On January 26, the ICJ in The Hague -- while it refrained from ordering an immediate halt to the war in Gaza -- said Israel must do everything to "prevent the commission of all acts within the scope" of the Genocide Convention.
The UN's top court said Israel must facilitate "urgently needed" humanitarian aid to the Palestinian territory, which has been under relentless bombardment and siege since an attack in Israel by Hamas militants on October 7.
"The prospect of an Israeli ground assault on Rafah would take the nightmare being inflicted on people in Gaza into a new dimension," said Turk.
Israeli Prime Minister Benjamin Netanyahu said on Sunday the Israeli army would launch a ground invasion of Rafah in the southern Gaza Strip -- where an estimated 1.4 million Palestinian civilians have sought refuge from the war.
The war began after the October 7 attack by Hamas fighters, which killed about 1,160 people in Israel, mostly civilians, according to an AFP tally of Israeli figures.
The Palestinian militants also took hostages, 130 of whom remain in Gaza.
Israel's retaliatory bombardment and ground offensive in Gaza have killed more than 30,000 people in under five months, most of them women and children, according to the territory's Hamas-run health ministry.
Aid agencies warn of a looming famine in the north of the densely populated, besieged territory.
Turk was presenting the latest report from his office in the Palestinian territories.
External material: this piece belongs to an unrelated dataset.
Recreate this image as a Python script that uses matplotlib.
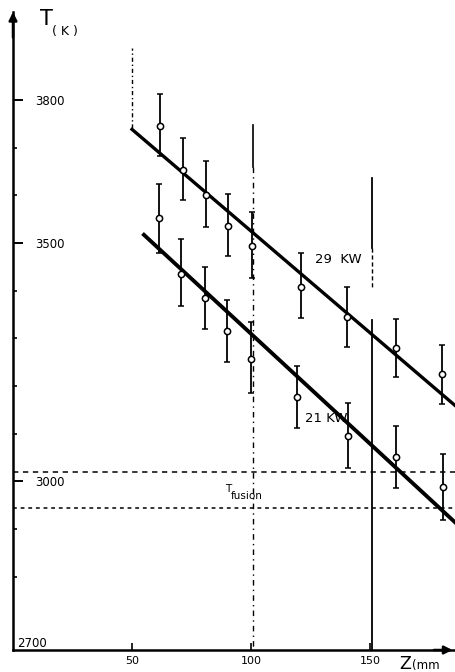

He repeated that the Hamas attacks on Israel in October were "shocking, profoundly traumatising and totally unjustifiable".
"The killing of civilians, reports of torture and sexual violence inflicted by Hamas and other Palestinian armed groups, and the holding of hostages since that time, are appalling and entirely wrong," he said.
"And so is the brutality of the Israeli response," he added, calling it "carnage".